(Extracted records)
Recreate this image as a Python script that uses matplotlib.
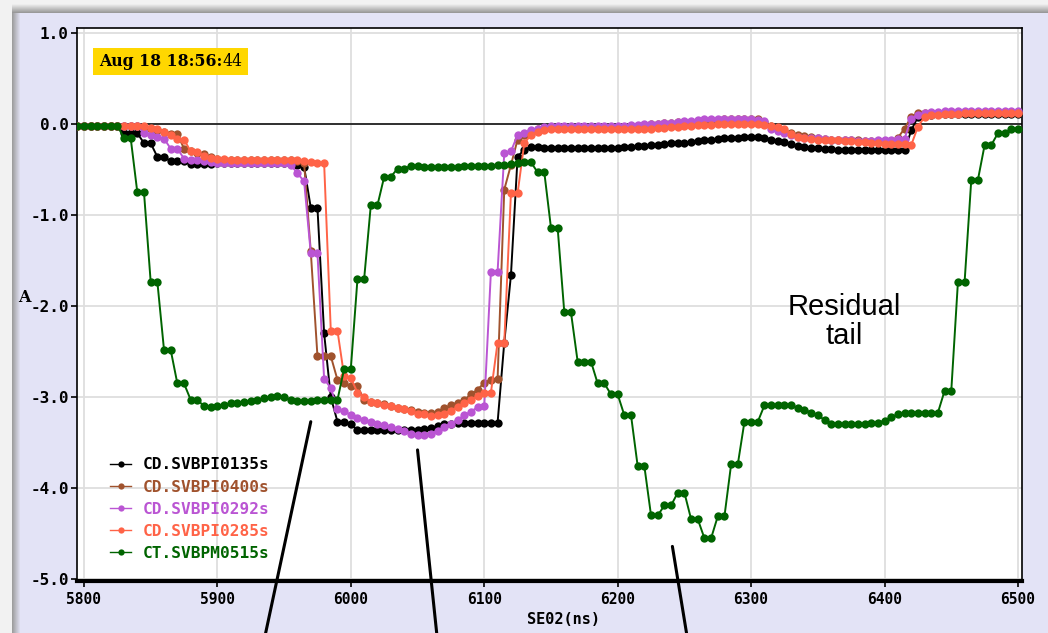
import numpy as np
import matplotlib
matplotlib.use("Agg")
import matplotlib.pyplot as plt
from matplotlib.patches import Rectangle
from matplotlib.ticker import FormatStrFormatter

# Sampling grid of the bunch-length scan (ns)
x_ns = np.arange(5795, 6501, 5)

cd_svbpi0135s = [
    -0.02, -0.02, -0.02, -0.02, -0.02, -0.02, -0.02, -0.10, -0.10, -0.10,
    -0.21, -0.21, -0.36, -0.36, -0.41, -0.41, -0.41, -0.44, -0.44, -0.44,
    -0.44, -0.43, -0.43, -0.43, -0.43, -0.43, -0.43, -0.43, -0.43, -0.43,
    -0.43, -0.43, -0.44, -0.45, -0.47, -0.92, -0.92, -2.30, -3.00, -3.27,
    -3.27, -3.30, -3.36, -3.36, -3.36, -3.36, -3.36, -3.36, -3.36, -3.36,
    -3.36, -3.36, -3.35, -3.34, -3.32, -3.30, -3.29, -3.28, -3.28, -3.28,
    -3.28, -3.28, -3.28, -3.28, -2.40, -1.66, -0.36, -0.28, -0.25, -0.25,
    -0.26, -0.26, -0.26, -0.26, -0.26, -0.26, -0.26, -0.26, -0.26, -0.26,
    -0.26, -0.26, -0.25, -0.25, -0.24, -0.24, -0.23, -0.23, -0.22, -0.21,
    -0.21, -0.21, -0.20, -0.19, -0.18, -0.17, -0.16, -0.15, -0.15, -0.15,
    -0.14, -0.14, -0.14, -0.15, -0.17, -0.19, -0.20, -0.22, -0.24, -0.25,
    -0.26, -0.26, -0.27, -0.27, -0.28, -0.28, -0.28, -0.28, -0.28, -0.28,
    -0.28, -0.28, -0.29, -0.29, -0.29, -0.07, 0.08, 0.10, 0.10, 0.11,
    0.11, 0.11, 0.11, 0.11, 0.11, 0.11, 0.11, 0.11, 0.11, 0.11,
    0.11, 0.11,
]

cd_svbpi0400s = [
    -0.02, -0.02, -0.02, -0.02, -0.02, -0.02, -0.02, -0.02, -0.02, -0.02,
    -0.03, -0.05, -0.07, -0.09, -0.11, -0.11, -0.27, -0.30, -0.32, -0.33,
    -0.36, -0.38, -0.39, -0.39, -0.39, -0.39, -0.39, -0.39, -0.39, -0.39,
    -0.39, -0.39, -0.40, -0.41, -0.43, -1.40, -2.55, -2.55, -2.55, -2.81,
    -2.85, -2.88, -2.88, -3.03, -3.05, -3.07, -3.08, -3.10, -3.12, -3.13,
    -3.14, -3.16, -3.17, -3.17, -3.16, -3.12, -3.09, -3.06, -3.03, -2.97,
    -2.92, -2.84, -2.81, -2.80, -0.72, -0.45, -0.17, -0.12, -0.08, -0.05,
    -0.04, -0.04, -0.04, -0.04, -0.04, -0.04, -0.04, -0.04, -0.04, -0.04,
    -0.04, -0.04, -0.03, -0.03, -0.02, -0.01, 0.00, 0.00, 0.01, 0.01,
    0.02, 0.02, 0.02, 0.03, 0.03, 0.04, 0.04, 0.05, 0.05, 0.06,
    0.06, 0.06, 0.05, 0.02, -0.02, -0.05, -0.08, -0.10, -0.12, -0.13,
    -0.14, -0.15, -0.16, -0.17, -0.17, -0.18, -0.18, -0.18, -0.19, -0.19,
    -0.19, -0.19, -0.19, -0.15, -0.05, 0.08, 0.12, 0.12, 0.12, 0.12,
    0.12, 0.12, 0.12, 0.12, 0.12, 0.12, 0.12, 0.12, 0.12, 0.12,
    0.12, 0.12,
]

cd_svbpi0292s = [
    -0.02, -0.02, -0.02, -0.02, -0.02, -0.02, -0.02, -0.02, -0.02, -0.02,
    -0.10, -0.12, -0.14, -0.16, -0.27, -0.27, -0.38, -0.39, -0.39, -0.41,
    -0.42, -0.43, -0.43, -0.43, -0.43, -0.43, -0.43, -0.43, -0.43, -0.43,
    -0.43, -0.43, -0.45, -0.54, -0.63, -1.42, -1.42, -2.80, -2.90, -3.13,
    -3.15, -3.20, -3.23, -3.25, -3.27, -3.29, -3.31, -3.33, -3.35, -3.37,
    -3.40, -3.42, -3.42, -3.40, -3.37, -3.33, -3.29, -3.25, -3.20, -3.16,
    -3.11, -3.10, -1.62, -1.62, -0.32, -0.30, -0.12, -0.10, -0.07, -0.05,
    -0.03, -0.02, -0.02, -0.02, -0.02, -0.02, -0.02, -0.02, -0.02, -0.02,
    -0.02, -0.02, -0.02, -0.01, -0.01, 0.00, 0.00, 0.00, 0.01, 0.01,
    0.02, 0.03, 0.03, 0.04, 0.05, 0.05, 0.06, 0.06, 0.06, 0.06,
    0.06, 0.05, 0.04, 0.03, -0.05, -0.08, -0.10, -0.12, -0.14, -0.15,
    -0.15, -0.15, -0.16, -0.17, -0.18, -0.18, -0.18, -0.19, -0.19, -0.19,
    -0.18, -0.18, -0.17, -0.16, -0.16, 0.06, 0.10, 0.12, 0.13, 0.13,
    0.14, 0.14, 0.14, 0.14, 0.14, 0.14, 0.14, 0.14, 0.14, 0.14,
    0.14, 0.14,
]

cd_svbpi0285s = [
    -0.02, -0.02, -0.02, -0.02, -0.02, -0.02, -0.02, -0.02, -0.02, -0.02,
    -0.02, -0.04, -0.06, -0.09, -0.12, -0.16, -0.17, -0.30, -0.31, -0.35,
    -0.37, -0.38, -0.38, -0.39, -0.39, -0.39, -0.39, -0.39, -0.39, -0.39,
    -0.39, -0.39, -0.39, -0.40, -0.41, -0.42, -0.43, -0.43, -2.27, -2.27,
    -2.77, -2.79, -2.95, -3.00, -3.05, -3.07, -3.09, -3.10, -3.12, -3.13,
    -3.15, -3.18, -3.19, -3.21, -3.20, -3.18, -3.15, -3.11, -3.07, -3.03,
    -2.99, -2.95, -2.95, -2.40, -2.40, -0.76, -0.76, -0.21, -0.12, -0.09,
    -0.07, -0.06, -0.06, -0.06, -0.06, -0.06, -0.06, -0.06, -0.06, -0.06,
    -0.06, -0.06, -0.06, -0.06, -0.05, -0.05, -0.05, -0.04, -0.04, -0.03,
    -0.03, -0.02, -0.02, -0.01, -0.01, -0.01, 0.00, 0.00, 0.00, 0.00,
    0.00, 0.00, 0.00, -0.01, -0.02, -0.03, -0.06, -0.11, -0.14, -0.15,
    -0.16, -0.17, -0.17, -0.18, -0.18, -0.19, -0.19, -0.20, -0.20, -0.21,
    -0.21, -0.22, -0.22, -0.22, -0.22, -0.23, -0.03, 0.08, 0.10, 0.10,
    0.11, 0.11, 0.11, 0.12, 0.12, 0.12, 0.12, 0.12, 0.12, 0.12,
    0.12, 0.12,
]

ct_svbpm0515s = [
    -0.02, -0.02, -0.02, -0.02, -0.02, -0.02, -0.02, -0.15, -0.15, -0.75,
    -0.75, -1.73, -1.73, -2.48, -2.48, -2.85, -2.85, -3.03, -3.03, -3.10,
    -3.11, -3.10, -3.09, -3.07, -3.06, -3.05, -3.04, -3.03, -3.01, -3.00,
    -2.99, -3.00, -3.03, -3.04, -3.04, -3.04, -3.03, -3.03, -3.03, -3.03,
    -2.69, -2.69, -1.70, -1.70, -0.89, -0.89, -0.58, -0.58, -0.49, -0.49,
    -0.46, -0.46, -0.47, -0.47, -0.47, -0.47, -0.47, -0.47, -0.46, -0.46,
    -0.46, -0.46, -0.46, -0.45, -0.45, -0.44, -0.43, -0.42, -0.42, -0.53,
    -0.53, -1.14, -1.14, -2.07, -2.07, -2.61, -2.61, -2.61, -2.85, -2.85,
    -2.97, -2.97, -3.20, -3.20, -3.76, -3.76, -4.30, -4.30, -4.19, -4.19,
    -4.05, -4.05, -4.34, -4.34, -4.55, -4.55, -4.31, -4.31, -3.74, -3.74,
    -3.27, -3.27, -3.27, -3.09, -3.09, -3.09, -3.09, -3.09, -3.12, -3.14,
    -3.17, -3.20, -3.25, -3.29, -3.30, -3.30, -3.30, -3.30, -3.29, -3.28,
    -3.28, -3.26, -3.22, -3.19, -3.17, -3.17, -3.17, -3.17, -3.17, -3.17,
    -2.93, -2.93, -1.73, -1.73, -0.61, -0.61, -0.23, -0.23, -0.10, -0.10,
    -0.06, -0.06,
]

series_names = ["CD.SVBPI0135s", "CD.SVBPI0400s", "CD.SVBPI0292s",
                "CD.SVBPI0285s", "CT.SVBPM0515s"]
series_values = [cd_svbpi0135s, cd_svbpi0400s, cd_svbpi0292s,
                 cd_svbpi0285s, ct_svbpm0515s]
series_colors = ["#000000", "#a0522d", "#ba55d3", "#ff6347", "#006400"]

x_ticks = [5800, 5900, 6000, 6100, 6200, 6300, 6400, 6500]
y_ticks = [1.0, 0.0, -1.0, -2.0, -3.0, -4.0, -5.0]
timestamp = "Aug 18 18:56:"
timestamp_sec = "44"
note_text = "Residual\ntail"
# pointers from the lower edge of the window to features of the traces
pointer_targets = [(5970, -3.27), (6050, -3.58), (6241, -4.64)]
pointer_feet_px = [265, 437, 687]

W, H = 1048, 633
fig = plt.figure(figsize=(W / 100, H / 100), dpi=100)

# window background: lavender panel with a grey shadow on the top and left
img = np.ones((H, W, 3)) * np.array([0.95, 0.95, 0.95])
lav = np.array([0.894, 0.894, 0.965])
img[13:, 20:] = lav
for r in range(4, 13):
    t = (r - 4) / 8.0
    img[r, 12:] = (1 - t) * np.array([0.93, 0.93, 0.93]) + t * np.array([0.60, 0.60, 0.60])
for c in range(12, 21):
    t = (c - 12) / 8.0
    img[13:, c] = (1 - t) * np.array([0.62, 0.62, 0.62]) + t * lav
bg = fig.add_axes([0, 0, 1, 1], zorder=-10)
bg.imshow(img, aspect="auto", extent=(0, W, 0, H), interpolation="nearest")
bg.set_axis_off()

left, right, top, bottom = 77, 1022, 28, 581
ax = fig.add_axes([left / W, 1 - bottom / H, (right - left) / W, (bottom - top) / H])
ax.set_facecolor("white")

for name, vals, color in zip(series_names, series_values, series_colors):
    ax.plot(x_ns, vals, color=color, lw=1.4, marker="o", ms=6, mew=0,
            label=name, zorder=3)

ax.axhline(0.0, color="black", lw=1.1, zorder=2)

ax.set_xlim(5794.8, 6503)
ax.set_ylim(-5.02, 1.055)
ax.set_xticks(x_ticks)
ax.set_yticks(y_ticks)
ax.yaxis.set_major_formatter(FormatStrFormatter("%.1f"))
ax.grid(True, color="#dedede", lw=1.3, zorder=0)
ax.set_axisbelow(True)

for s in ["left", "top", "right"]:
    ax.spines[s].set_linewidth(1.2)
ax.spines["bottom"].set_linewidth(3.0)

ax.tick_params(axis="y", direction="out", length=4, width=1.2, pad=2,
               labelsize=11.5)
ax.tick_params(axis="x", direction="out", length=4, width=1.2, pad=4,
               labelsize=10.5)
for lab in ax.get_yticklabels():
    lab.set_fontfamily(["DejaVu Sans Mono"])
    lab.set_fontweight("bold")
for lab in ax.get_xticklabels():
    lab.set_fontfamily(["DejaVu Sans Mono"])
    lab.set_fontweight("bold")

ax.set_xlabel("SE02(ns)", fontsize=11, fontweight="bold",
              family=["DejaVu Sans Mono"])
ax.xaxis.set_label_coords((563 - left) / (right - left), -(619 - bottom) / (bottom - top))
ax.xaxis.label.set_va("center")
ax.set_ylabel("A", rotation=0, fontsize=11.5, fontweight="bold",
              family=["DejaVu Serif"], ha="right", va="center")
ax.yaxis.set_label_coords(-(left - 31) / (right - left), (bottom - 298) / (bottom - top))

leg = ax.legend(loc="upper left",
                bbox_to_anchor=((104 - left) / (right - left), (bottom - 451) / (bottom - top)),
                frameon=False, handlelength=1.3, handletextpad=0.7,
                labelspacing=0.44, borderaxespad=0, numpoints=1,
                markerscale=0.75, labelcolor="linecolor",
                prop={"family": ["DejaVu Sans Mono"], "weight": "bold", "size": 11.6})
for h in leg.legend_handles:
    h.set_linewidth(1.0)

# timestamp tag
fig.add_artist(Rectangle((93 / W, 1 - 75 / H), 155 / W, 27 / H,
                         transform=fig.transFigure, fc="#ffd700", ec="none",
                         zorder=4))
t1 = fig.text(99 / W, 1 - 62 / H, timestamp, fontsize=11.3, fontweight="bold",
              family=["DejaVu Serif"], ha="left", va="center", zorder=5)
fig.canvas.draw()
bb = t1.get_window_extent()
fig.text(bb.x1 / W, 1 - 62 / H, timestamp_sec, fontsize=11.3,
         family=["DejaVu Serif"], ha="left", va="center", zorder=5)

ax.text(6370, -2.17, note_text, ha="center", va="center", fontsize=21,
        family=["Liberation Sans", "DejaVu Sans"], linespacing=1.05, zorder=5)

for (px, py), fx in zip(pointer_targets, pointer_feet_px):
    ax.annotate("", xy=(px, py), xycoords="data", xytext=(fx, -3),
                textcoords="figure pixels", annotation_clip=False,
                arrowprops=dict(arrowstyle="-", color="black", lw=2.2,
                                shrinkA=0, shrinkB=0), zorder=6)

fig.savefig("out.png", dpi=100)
* * *
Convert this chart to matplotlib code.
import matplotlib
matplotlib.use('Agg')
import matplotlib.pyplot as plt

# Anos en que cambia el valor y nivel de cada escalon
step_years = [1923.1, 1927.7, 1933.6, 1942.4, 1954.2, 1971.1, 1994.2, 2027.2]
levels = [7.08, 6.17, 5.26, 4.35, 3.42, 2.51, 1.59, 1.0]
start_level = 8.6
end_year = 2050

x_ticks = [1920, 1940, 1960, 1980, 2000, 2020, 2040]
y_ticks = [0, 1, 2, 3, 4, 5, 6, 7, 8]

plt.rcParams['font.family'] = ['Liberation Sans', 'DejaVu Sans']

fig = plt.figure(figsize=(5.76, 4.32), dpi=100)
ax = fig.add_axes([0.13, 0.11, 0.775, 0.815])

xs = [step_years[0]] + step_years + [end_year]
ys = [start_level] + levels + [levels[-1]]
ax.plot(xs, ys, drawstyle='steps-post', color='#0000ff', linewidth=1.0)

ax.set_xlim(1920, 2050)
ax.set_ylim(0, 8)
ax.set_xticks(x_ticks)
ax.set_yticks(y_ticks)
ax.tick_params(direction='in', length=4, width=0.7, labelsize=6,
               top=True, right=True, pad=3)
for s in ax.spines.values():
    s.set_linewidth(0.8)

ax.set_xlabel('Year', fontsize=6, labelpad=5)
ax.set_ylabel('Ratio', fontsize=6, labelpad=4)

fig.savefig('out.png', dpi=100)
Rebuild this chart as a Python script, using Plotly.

To be done: Tally the lines of the listing above that include the word "this". Answer with the number alone.

Worked solution: 3